Real house tour: Japanese and Scandinavian influences with a touch of industrial in Dublin

By Aimée Moriarty 01-06-2016
Real house tour: Japanese and Scandinavian influences with a touch of industrial in Dublin

Photographs and Words: Barbara Egan/Reportage | Nadia's room by Caroline Flannery of Level Interior Design

Jogin and Shenaz fell in love with this 1930s house in north Co Dublin; it had more space and a far larger garden than the house they lived in at the time, and best of all it was only 100 metres from the sea.




The family are all big readers as Jogin says, they needed a lot of shelf space, so they got special shelves made up to fit because Elijah uses the low table, with the overhead light from artist Andrew Kearney



The couple went for a simple, functional space from Tierney Kitchens ( The colour scheme of pale blue units with golden sandstone is inspired by the ocean. All this accessorised with Shenaz's quirky finds from different shops and galleries. “I love the look of the RSJs and the light that washes through the glazed walls, filling the house with soft light, all the way from front door to back garden” says the couple.



This antique French stove from Ovne Antique Stoves in Leap, Co Cork throws out a huge amount of heat throughout the living room and kitchen.

Jogin is a southsider, Shenaz was brought up in Mauritius but has irish family living on the northside and loved the idea of living nearby, so Jogin agreed to cross the river, with the attraction of the unique character of this house.



Thinking about ways to achieve what they wanted in terms of space, light and texture, Jogin would consult his friend, artist and designer who Jogin said "has a wonderful eye, and being Scandinavian he tends to deign in a very practical, spare way, combining form and function effortlessly". “I relied on him so much that in the end, I asked him to actually help us design the house.”
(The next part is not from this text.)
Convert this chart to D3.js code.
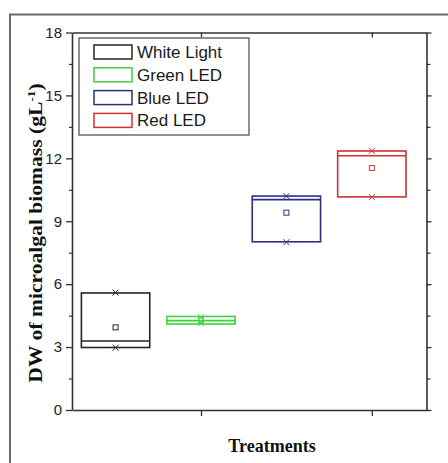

As it stood, it had a living room, a large kitchen housed in an extension, three bedrooms upstairs and a garage. The couple bought it in 2003 but by 2006 they needed to readdress the layout of the house and consider updating.


They replaced the existing units with a new kitchen of very simple lines to suit, with an unusual pale blue. The new extension, which was a small deck, was slated as a dining area but naturally evolved into a living area. Jogin was also dissatisfied with the position of the antique French solid fuel stove, which was against a wall of the kitchen, and it followed into the new extension, standing in an open position where it radiates heat all around.





"I longed to re-plan the living room and kitchen into a different area of; open plan, full of light, a really relaxed living space," says Jogin. They removed the double doors and wall between the reception and had transformed the two rooms into a long space that ran the full depth of the house. The wall between hall and reception rooms was also removed completely, replaced with opaque glass and sliding doors, topped with an exposed structural rolled steel joists (RSJ).




“The styles we like most are Scandinavian and industrial; simple looks that rely on form and texture for impact,” says Jogin. The glass display was left by the previous owners and the dining table is carved from a single piece of oak and was commissioned from Terence Conran. The chairs are Arne Jacobsen Series 7, from Arnotts






"We decided to keep the background colours restricted to greys and whites, using textures and the deep colours on the sliding doors for interest."

Nadia’s bedroom makeover was designed by Caroline Flannery from Level Design Solutions. The daybed and light shade from Ikea.



The master bedroom includes an extension at first floor level which is now the en suite. The sliding doors are inspired by Japanese design and glazed panels bring light throughout the space. Shenaz liked the industrial-look plaster finish so much she refused to have it painted.



“This is an ideal home for a family, and since we reconfigured it, there is plenty of space,” says Shenaz. “We love the big garden and being so close to the sea and St. Anne’s Park. The main idea was to create a ‘pull’ to the living spaces downstairs where we can all be in slightly separate spaces, but together."